Le sue raccomandazioni includono l’aumento delle sanzioni economiche sui “decisori russi”; il perseguimento di azioni legali contro individui “coinvolti in azioni ibride”; l’uso di attacchi informatici per disabilitare botnet e server “controllati dai russi”; la rimozione di account sui social media che “diffondono informazioni false”; e l’intensificazione degli sforzi militari per contrastare il sabotaggio russo. Si potrebbero aggiungere altre idee, come gli sforzi per aggirare la censura russa e sabotare la flotta ombra di petroliere russe – operazioni che le agenzie di intelligence occidentali potrebbero intraprendere.

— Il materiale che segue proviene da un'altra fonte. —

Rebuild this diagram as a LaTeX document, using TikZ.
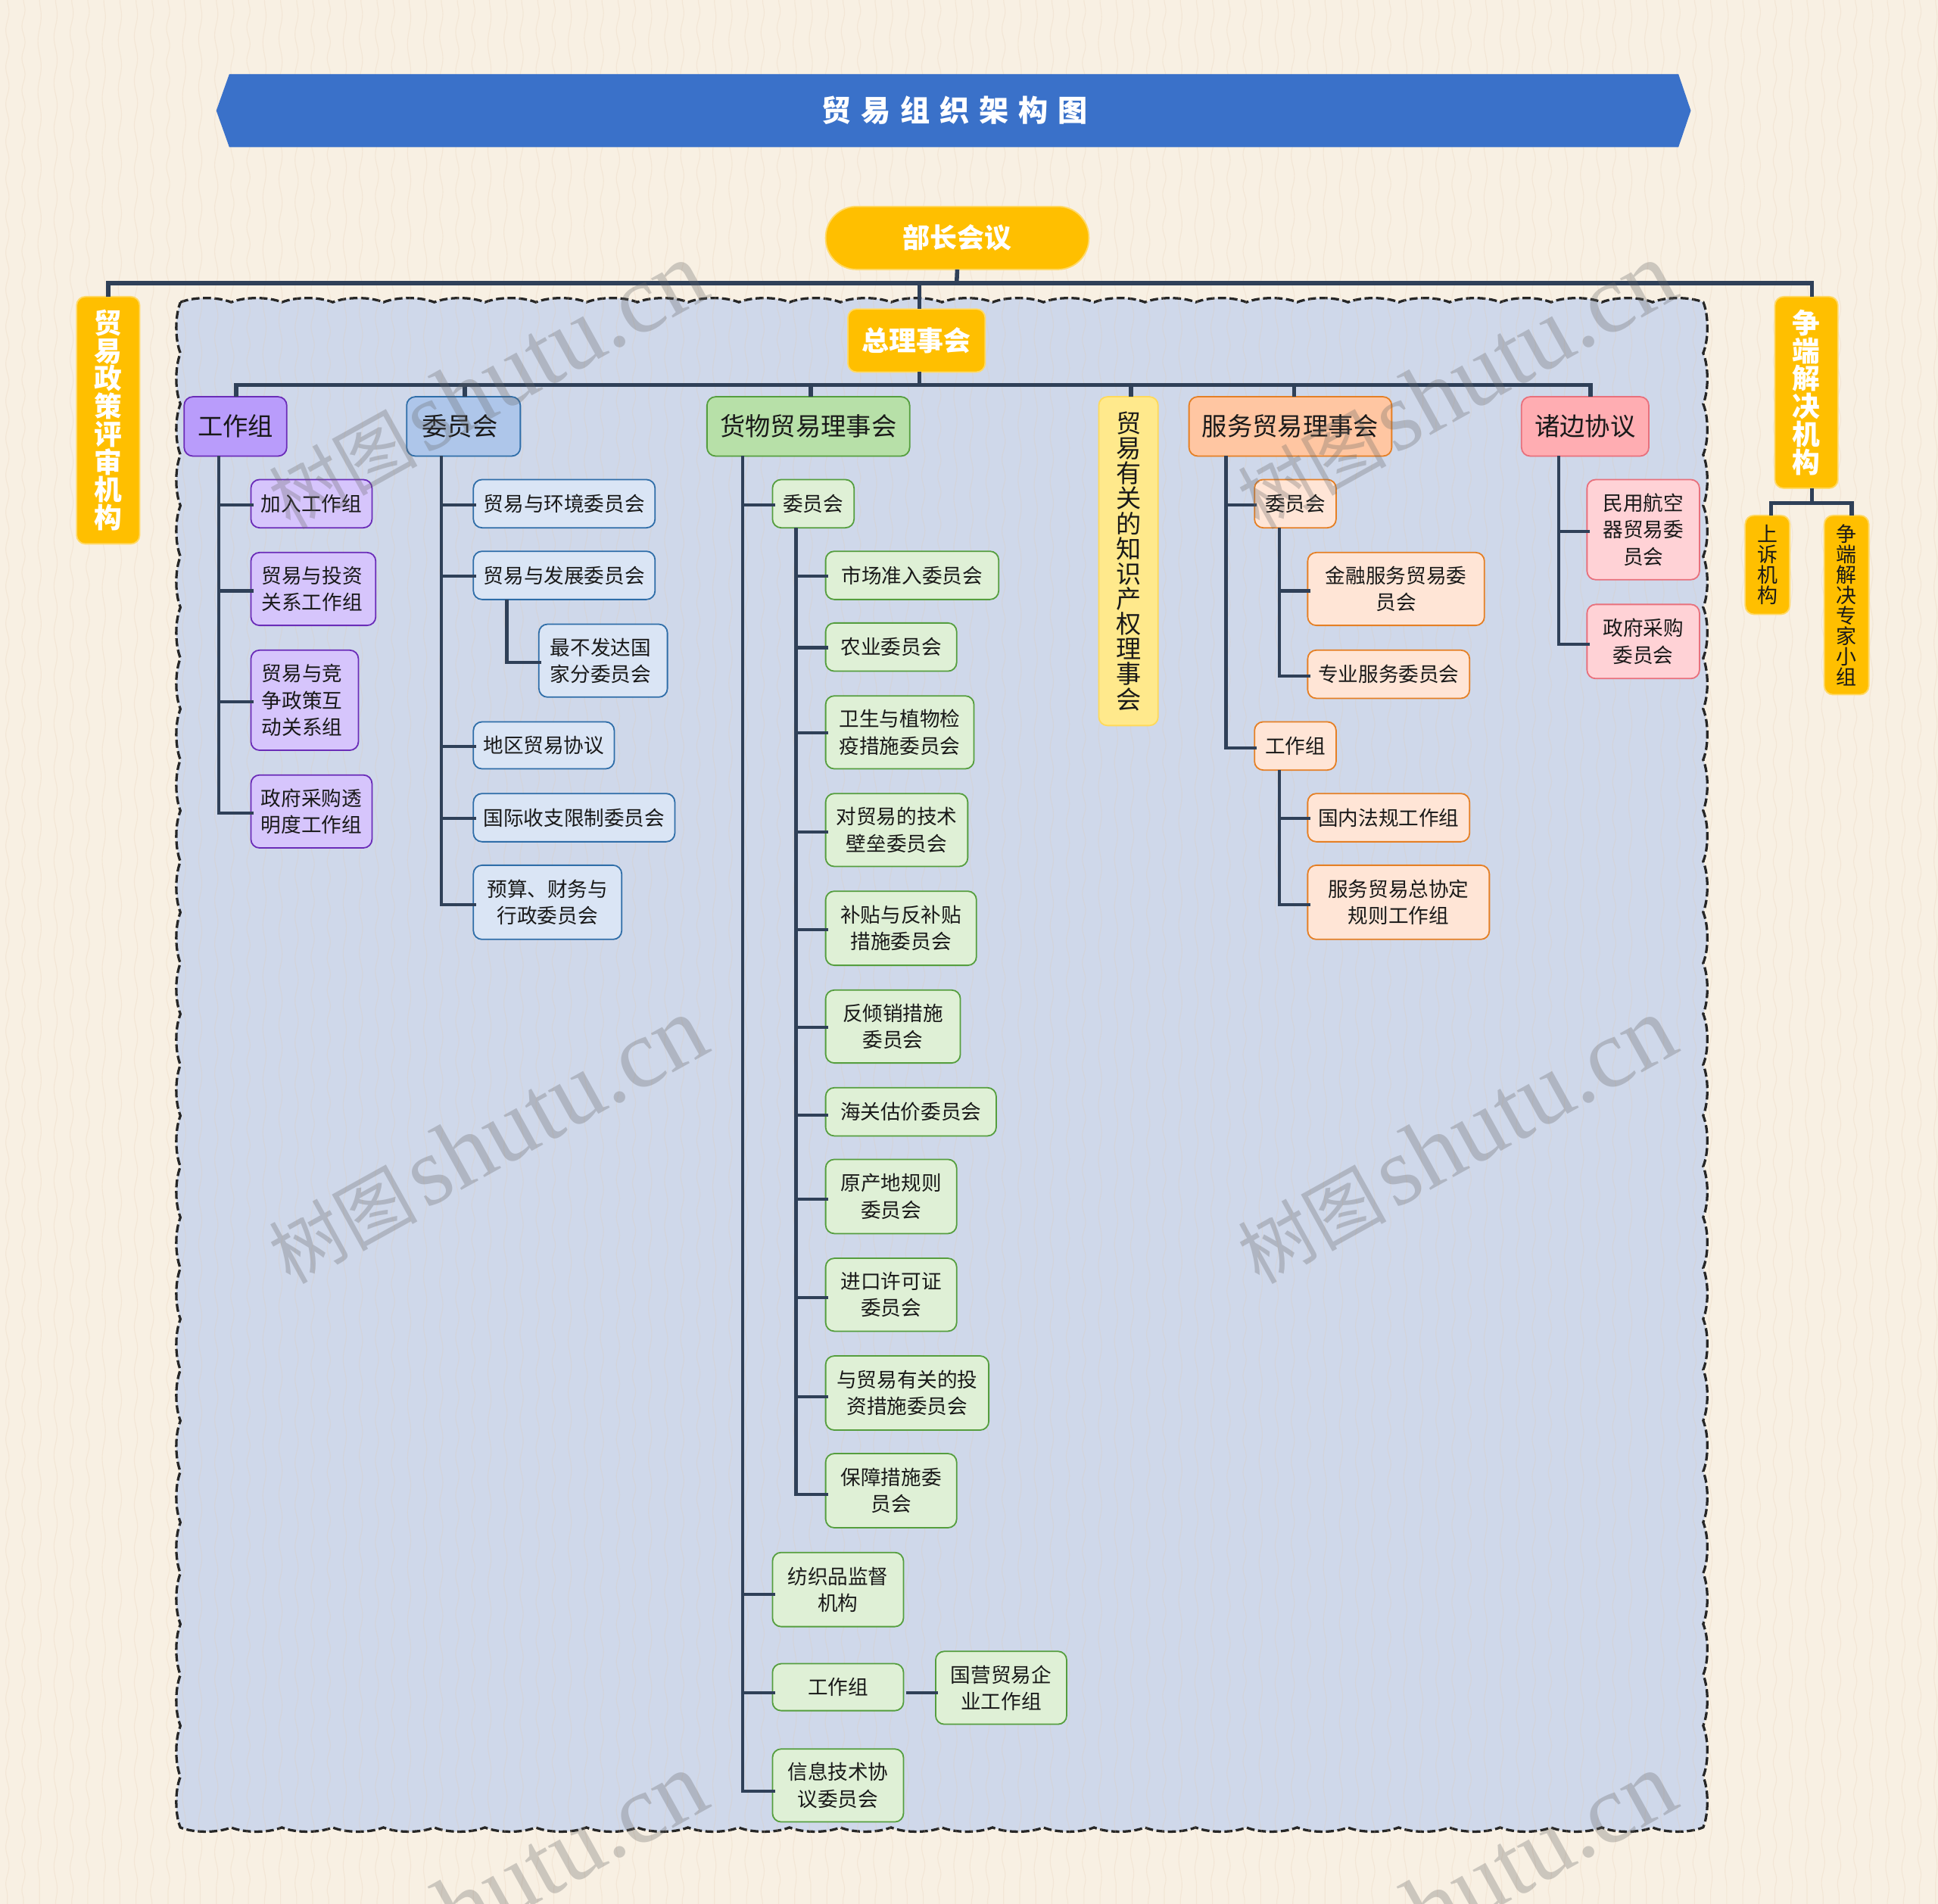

Mattis mi dice di essere d’accordo sul fatto che gli Stati Uniti debbano condurre attivamente una guerra ibrida. Suggerisce la necessità di un memorandum decisionale presidenziale classificato, completato dopo la consultazione con i principali membri del Congresso, per “inquadrare le azioni”. Il generale in pensione sostiene una strategia per “ampliare lo spazio competitivo”, con “l’impegno a far male”, aggiungendo che “l’approccio indiretto ci permetterebbe di prendere l’iniziativa operativa rimanendo in modalità di rappresaglia [rispetto alla modalità di escalation]”.
Ma, purtroppo, è difficile immaginare che Donald Trump, il presidente più russofilo e scettico nei confronti della Nato dei tempi moderni, possa attuare un simile programma una volta in carica. Con l’Amministrazione Trump al comando, la semplice prosecuzione degli attuali sforzi per contrastare le operazioni ibride russe, e ancor meno il loro incremento, sarà una sfida importante.
Il 23 dicembre, i repubblicani del Congresso sono riusciti a far chiudere il Global Engagement Center del dipartimento di Stato, istituito per monitorare e contrastare le campagne di disinformazione di Russia, Cina e altri avversari degli Stati Uniti. I repubblicani Maga hanno falsamente accusato il centro di essere impegnato nella censura. Questo equivale a un atto di disarmo unilaterale nella guerra ibrida su più fronti che, volenti o nolenti, vede l’America impegnata contro un determinato (e sempre più alleato) asse di avversari.